DIRECTIONS FOR THIS TASK
Transcribe the data in full and exactly, omitting any pictures.

----------------

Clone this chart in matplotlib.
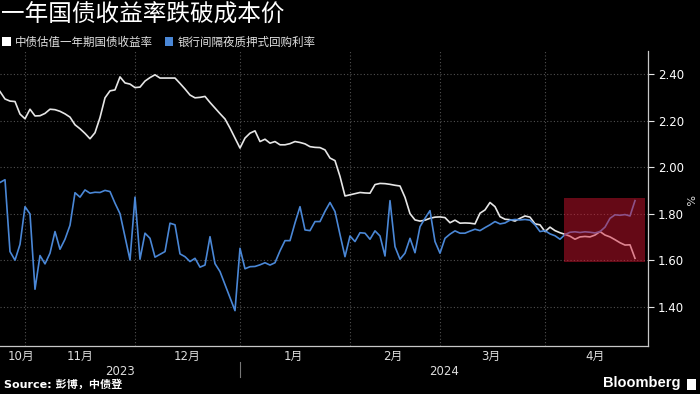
import matplotlib
matplotlib.use("Agg")
import matplotlib.pyplot as plt
from matplotlib.patches import Rectangle, Patch
import matplotlib.transforms as mtransforms

plt.rcParams['font.family'] = ['DejaVu Sans', 'Noto Sans CJK SC']

# ---- data (one value per trading day, 2023-10-25 .. 2024-04-24) ----
bond_1y = [
    2.325, 2.293, 2.284, 2.282, 2.228, 2.208, 2.249, 2.220, 2.221, 2.231,
    2.249, 2.247, 2.240, 2.229, 2.215, 2.182, 2.165, 2.145, 2.122, 2.148,
    2.213, 2.298, 2.328, 2.332, 2.388, 2.362, 2.357, 2.342, 2.344, 2.370,
    2.385, 2.397, 2.383, 2.383, 2.383, 2.383, 2.360, 2.336, 2.310, 2.298,
    2.300, 2.304, 2.278, 2.254, 2.230, 2.207, 2.168, 2.125, 2.082, 2.125,
    2.146, 2.156, 2.110, 2.120, 2.103, 2.110, 2.096, 2.096, 2.101, 2.110,
    2.106, 2.100, 2.088, 2.085, 2.084, 2.074, 2.039, 2.028, 1.960, 1.876,
    1.881, 1.886, 1.891, 1.889, 1.888, 1.925, 1.930, 1.929, 1.926, 1.922,
    1.919, 1.870, 1.800, 1.773, 1.768, 1.772, 1.780, 1.785, 1.786, 1.783,
    1.761, 1.772, 1.759, 1.760, 1.759, 1.756, 1.802, 1.816, 1.848, 1.830,
    1.787, 1.776, 1.774, 1.768, 1.780, 1.790, 1.785, 1.756, 1.752, 1.723,
    1.742, 1.727, 1.718, 1.711, 1.703, 1.690, 1.700, 1.702, 1.700, 1.708,
    1.723, 1.708, 1.700, 1.688, 1.675, 1.665, 1.666, 1.608,
]
repo_on = [
    1.934, 1.946, 1.637, 1.600, 1.668, 1.830, 1.799, 1.475, 1.620, 1.584,
    1.630, 1.723, 1.647, 1.690, 1.750, 1.890, 1.871, 1.902, 1.888, 1.892,
    1.891, 1.900, 1.895, 1.845, 1.800, 1.700, 1.601, 1.871, 1.604, 1.716,
    1.694, 1.613, 1.625, 1.637, 1.759, 1.752, 1.627, 1.615, 1.594, 1.608,
    1.570, 1.579, 1.701, 1.585, 1.551, 1.495, 1.440, 1.383, 1.651, 1.563,
    1.572, 1.573, 1.580, 1.589, 1.579, 1.589, 1.640, 1.684, 1.684, 1.760,
    1.830, 1.730, 1.727, 1.766, 1.766, 1.810, 1.848, 1.809, 1.710, 1.615,
    1.704, 1.680, 1.718, 1.716, 1.690, 1.726, 1.704, 1.618, 1.856, 1.658,
    1.604, 1.630, 1.694, 1.632, 1.744, 1.780, 1.813, 1.680, 1.630, 1.694,
    1.712, 1.726, 1.716, 1.716, 1.725, 1.733, 1.727, 1.740, 1.752, 1.766,
    1.756, 1.760, 1.772, 1.775, 1.773, 1.775, 1.772, 1.752, 1.723, 1.727,
    1.713, 1.705, 1.690, 1.710, 1.720, 1.722, 1.719, 1.722, 1.720, 1.717,
    1.723, 1.742, 1.780, 1.795, 1.793, 1.796, 1.790, 1.856,
]
month_starts = [5, 27, 48, 70, 88, 109]          # trading-day index of 1st day of month
month_label_pos = [4.2, 16, 37.4, 58.6, 78.6, 98.2, 119]
month_labels = ['10月', '11月', '12月', '1月', '2月', '3月', '4月']
year_labels = ['2023', '2024']
year_label_pos = [24, 88.8]
year_split = 48
y_ticks = [1.40, 1.60, 1.80, 2.00, 2.20, 2.40]
highlight_x = (112.8, 128.9)
highlight_y = (1.594, 1.869)

title = '一年国债收益率跌破成本价'
name_bond = '中债估值一年期国债收益率'
name_repo = '银行间隔夜质押式回购利率'

# ---- figure ----
W, H = 700, 394
fig = plt.figure(figsize=(W / 100, H / 100), dpi=100, facecolor='black')
ax_left, ax_right, ax_top, ax_bot = 0, 648, 51.3, 346
ax = fig.add_axes([ax_left / W, 1 - ax_bot / H, (ax_right - ax_left) / W, (ax_bot - ax_top) / H])
ax.set_facecolor('black')

white_c = '#e6e6e6'
blue_c = '#4a87d6'
grid_c = '#505050'

x = list(range(len(bond_1y)))
ax.plot(x, bond_1y, color=white_c, lw=1.2, zorder=3, solid_joinstyle='round')
ax.plot(x, repo_on, color=blue_c, lw=1.2, zorder=3, solid_joinstyle='round')

ax.add_patch(Rectangle((highlight_x[0], highlight_y[0]), highlight_x[1] - highlight_x[0],
                       highlight_y[1] - highlight_y[0], facecolor='#d81530', alpha=0.47,
                       edgecolor='none', zorder=4))

ax.set_xlim(0, 129.6)
ax.set_ylim(1.231, 2.498)

# y axis on right
ax.yaxis.tick_right()
ax.set_yticks(y_ticks)
ax.set_yticklabels([f'{v:.2f}' for v in y_ticks])
ax.tick_params(axis='y', colors=white_c, labelsize=8.5, length=4, width=0.8, pad=3,
               labelcolor='white')

# x axis: gridlines at month starts, labels centred in months
ax.set_xticks(month_starts)
ax.set_xticklabels([''] * len(month_starts))
ax.set_xticks(month_label_pos, minor=True)
ax.set_xticklabels(month_labels, minor=True)
ax.tick_params(axis='x', which='both', length=0, pad=3)
ax.tick_params(axis='x', which='minor', labelsize=8.5, labelcolor='#dddddd')

ax.grid(True, which='major', color=grid_c, lw=0.8, linestyle=(0, (1, 2)))
ax.set_axisbelow(True)

for s in ['top', 'left']:
    ax.spines[s].set_visible(False)
for s in ['bottom', 'right']:
    ax.spines[s].set_color('#c8c8c8')
    ax.spines[s].set_linewidth(0.9)

trans = mtransforms.blended_transform_factory(ax.transData, ax.transAxes)
for lab, pos in zip(year_labels, year_label_pos):
    ax.text(pos, -0.085, lab, transform=trans, ha='center', va='center',
            fontsize=8.5, color='#dddddd')
ax.plot([year_split, year_split], [-0.054, -0.105], transform=trans, color='#777777',
        lw=0.8, clip_on=False)

# % label
fig.text(688 / W, 1 - 200 / H, '%', rotation=270, ha='center', va='center',
         fontsize=8, color='#dddddd')

# title
fig.text(1 / W, 1 - 15 / H, title, ha='left', va='center', fontsize=17,
         color='white', family=['Noto Sans CJK SC'])

# legend
handles = [Patch(facecolor='white', edgecolor='none', label=name_bond),
           Patch(facecolor=blue_c, edgecolor='none', label=name_repo)]
leg = fig.legend(handles=handles, loc='center left', bbox_to_anchor=(0 / W, 1 - 42 / H),
                 ncol=2, frameon=False, handlelength=0.75, handleheight=0.75,
                 handletextpad=0.35, columnspacing=1.0, borderaxespad=0, borderpad=0.2,
                 prop={'family': ['Noto Sans CJK SC'], 'size': 8.3})
for t in leg.get_texts():
    t.set_color('#e0e0e0')

# source & brand
fig.text(4 / W, 1 - 384 / H, 'Source: 彭博，中债登', ha='left', va='center', fontsize=8,
         color='white', fontweight='bold', family=['DejaVu Sans', 'Noto Sans CJK SC'])
fig.text(681 / W, 1 - 383 / H, 'Bloomberg', ha='right', va='center', fontsize=10.5,
         color='white', fontweight='bold', family=['Liberation Sans'])
fig.patches.append(Rectangle((687 / W, 1 - 390 / H), 9 / W, 11 / H, transform=fig.transFigure,
                             facecolor='white', edgecolor='none'))

fig.savefig('out.png', dpi=100, facecolor='black')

----------------

ANSWER
Clone this chart in matplotlib.
import matplotlib
matplotlib.use("Agg")
import matplotlib.pyplot as plt
from matplotlib.patches import Rectangle, Patch
import matplotlib.transforms as mtransforms

plt.rcParams['font.family'] = ['DejaVu Sans', 'Noto Sans CJK SC']

# ---- data (one value per trading day, 2023-10-25 .. 2024-04-24) ----
bond_1y = [
    2.325, 2.293, 2.284, 2.282, 2.228, 2.208, 2.249, 2.220, 2.221, 2.231,
    2.249, 2.247, 2.240, 2.229, 2.215, 2.182, 2.165, 2.145, 2.122, 2.148,
    2.213, 2.298, 2.328, 2.332, 2.388, 2.362, 2.357, 2.342, 2.344, 2.370,
    2.385, 2.397, 2.383, 2.383, 2.383, 2.383, 2.360, 2.336, 2.310, 2.298,
    2.300, 2.304, 2.278, 2.254, 2.230, 2.207, 2.168, 2.125, 2.082, 2.125,
    2.146, 2.156, 2.110, 2.120, 2.103, 2.110, 2.096, 2.096, 2.101, 2.110,
    2.106, 2.100, 2.088, 2.085, 2.084, 2.074, 2.039, 2.028, 1.960, 1.876,
    1.881, 1.886, 1.891, 1.889, 1.888, 1.925, 1.930, 1.929, 1.926, 1.922,
    1.919, 1.870, 1.800, 1.773, 1.768, 1.772, 1.780, 1.785, 1.786, 1.783,
    1.761, 1.772, 1.759, 1.760, 1.759, 1.756, 1.802, 1.816, 1.848, 1.830,
    1.787, 1.776, 1.774, 1.768, 1.780, 1.790, 1.785, 1.756, 1.752, 1.723,
    1.742, 1.727, 1.718, 1.711, 1.703, 1.690, 1.700, 1.702, 1.700, 1.708,
    1.723, 1.708, 1.700, 1.688, 1.675, 1.665, 1.666, 1.608,
]
repo_on = [
    1.934, 1.946, 1.637, 1.600, 1.668, 1.830, 1.799, 1.475, 1.620, 1.584,
    1.630, 1.723, 1.647, 1.690, 1.750, 1.890, 1.871, 1.902, 1.888, 1.892,
    1.891, 1.900, 1.895, 1.845, 1.800, 1.700, 1.601, 1.871, 1.604, 1.716,
    1.694, 1.613, 1.625, 1.637, 1.759, 1.752, 1.627, 1.615, 1.594, 1.608,
    1.570, 1.579, 1.701, 1.585, 1.551, 1.495, 1.440, 1.383, 1.651, 1.563,
    1.572, 1.573, 1.580, 1.589, 1.579, 1.589, 1.640, 1.684, 1.684, 1.760,
    1.830, 1.730, 1.727, 1.766, 1.766, 1.810, 1.848, 1.809, 1.710, 1.615,
    1.704, 1.680, 1.718, 1.716, 1.690, 1.726, 1.704, 1.618, 1.856, 1.658,
    1.604, 1.630, 1.694, 1.632, 1.744, 1.780, 1.813, 1.680, 1.630, 1.694,
    1.712, 1.726, 1.716, 1.716, 1.725, 1.733, 1.727, 1.740, 1.752, 1.766,
    1.756, 1.760, 1.772, 1.775, 1.773, 1.775, 1.772, 1.752, 1.723, 1.727,
    1.713, 1.705, 1.690, 1.710, 1.720, 1.722, 1.719, 1.722, 1.720, 1.717,
    1.723, 1.742, 1.780, 1.795, 1.793, 1.796, 1.790, 1.856,
]
month_starts = [5, 27, 48, 70, 88, 109]          # trading-day index of 1st day of month
month_label_pos = [4.2, 16, 37.4, 58.6, 78.6, 98.2, 119]
month_labels = ['10月', '11月', '12月', '1月', '2月', '3月', '4月']
year_labels = ['2023', '2024']
year_label_pos = [24, 88.8]
year_split = 48
y_ticks = [1.40, 1.60, 1.80, 2.00, 2.20, 2.40]
highlight_x = (112.8, 128.9)
highlight_y = (1.594, 1.869)

title = '一年国债收益率跌破成本价'
name_bond = '中债估值一年期国债收益率'
name_repo = '银行间隔夜质押式回购利率'

# ---- figure ----
W, H = 700, 394
fig = plt.figure(figsize=(W / 100, H / 100), dpi=100, facecolor='black')
ax_left, ax_right, ax_top, ax_bot = 0, 648, 51.3, 346
ax = fig.add_axes([ax_left / W, 1 - ax_bot / H, (ax_right - ax_left) / W, (ax_bot - ax_top) / H])
ax.set_facecolor('black')

white_c = '#e6e6e6'
blue_c = '#4a87d6'
grid_c = '#505050'

x = list(range(len(bond_1y)))
ax.plot(x, bond_1y, color=white_c, lw=1.2, zorder=3, solid_joinstyle='round')
ax.plot(x, repo_on, color=blue_c, lw=1.2, zorder=3, solid_joinstyle='round')

ax.add_patch(Rectangle((highlight_x[0], highlight_y[0]), highlight_x[1] - highlight_x[0],
                       highlight_y[1] - highlight_y[0], facecolor='#d81530', alpha=0.47,
                       edgecolor='none', zorder=4))

ax.set_xlim(0, 129.6)
ax.set_ylim(1.231, 2.498)

# y axis on right
ax.yaxis.tick_right()
ax.set_yticks(y_ticks)
ax.set_yticklabels([f'{v:.2f}' for v in y_ticks])
ax.tick_params(axis='y', colors=white_c, labelsize=8.5, length=4, width=0.8, pad=3,
               labelcolor='white')

# x axis: gridlines at month starts, labels centred in months
ax.set_xticks(month_starts)
ax.set_xticklabels([''] * len(month_starts))
ax.set_xticks(month_label_pos, minor=True)
ax.set_xticklabels(month_labels, minor=True)
ax.tick_params(axis='x', which='both', length=0, pad=3)
ax.tick_params(axis='x', which='minor', labelsize=8.5, labelcolor='#dddddd')

ax.grid(True, which='major', color=grid_c, lw=0.8, linestyle=(0, (1, 2)))
ax.set_axisbelow(True)

for s in ['top', 'left']:
    ax.spines[s].set_visible(False)
for s in ['bottom', 'right']:
    ax.spines[s].set_color('#c8c8c8')
    ax.spines[s].set_linewidth(0.9)

trans = mtransforms.blended_transform_factory(ax.transData, ax.transAxes)
for lab, pos in zip(year_labels, year_label_pos):
    ax.text(pos, -0.085, lab, transform=trans, ha='center', va='center',
            fontsize=8.5, color='#dddddd')
ax.plot([year_split, year_split], [-0.054, -0.105], transform=trans, color='#777777',
        lw=0.8, clip_on=False)

# % label
fig.text(688 / W, 1 - 200 / H, '%', rotation=270, ha='center', va='center',
         fontsize=8, color='#dddddd')

# title
fig.text(1 / W, 1 - 15 / H, title, ha='left', va='center', fontsize=17,
         color='white', family=['Noto Sans CJK SC'])

# legend
handles = [Patch(facecolor='white', edgecolor='none', label=name_bond),
           Patch(facecolor=blue_c, edgecolor='none', label=name_repo)]
leg = fig.legend(handles=handles, loc='center left', bbox_to_anchor=(0 / W, 1 - 42 / H),
                 ncol=2, frameon=False, handlelength=0.75, handleheight=0.75,
                 handletextpad=0.35, columnspacing=1.0, borderaxespad=0, borderpad=0.2,
                 prop={'family': ['Noto Sans CJK SC'], 'size': 8.3})
for t in leg.get_texts():
    t.set_color('#e0e0e0')

# source & brand
fig.text(4 / W, 1 - 384 / H, 'Source: 彭博，中债登', ha='left', va='center', fontsize=8,
         color='white', fontweight='bold', family=['DejaVu Sans', 'Noto Sans CJK SC'])
fig.text(681 / W, 1 - 383 / H, 'Bloomberg', ha='right', va='center', fontsize=10.5,
         color='white', fontweight='bold', family=['Liberation Sans'])
fig.patches.append(Rectangle((687 / W, 1 - 390 / H), 9 / W, 11 / H, transform=fig.transFigure,
                             facecolor='white', edgecolor='none'))

fig.savefig('out.png', dpi=100, facecolor='black')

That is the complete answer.